Vice Mayor Christopher Hornbaker said the proclamation didn’t meet the council’s adopted standards in it was not linked to a local event or business, but said Lovettsville is a welcoming and cooperative community. “We support existing and welcoming new businesses organizations and residents into the community, treating our neighbors our neighbors with dignity and respect all of our neighbors’ dignity and respect and promoting volunteering, volunteerism, community service and cooperation,” he said.
Edmonston said she supported the declaration as part of her philosophy to defend liberty and personal sovereignty.
“Lovettsville is full of harmony. Conflict can and does exist in the smallest corners of most areas of society, but we must not let the conflict among so few issues distort the hope and peace that exists within the vast majority of mankind who choose to live their lives privately, respectfully, caringly and these hardworking contributors of our great society,” she said. “Respecting human dignity, striving for mutual respect and ensuring equal opportunity are nonpartisan values. There are goals we can and should all work towards together. To the LBGTQ+ community of Lovettsville, you are my neighbors, you are part of the Lovettsville community.”

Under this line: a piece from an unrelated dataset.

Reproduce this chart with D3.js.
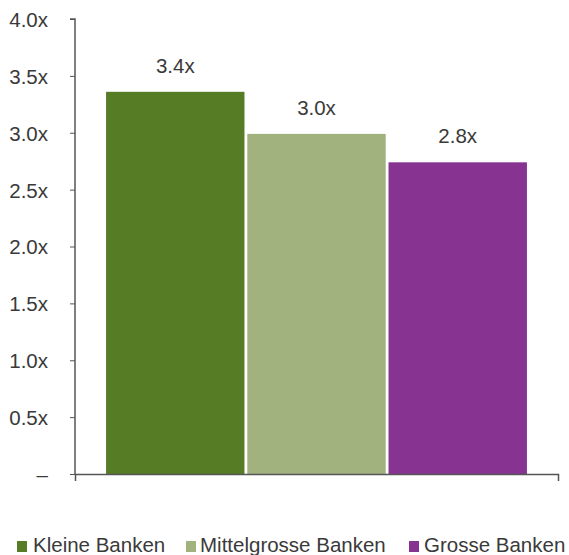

Mayor Nate Fontaine, who does not have a vote on the council and was ineligible to second the motion, pointed out that the council could still adopt the resolution or another version one of its June meetings.
“The proclamation that came back in my opinion was not divisive, was not partisan and did not play politics. That proclamation was celebratory of giving recognition to a portion of our, of our populace here. I don’t understand why we could not even get a second to even have that discussion here this evening,” he said.
“Today’s proclamation was a small, powerful support for a portion of our community that happens to be recognized both federally at the state level and the local levels as well, right, so this is not a political argument. This is not a divisive argument. These are members of our community who live here. These are members who served in our military,” Fontaine said. “Our inability to recognize them surprises me.”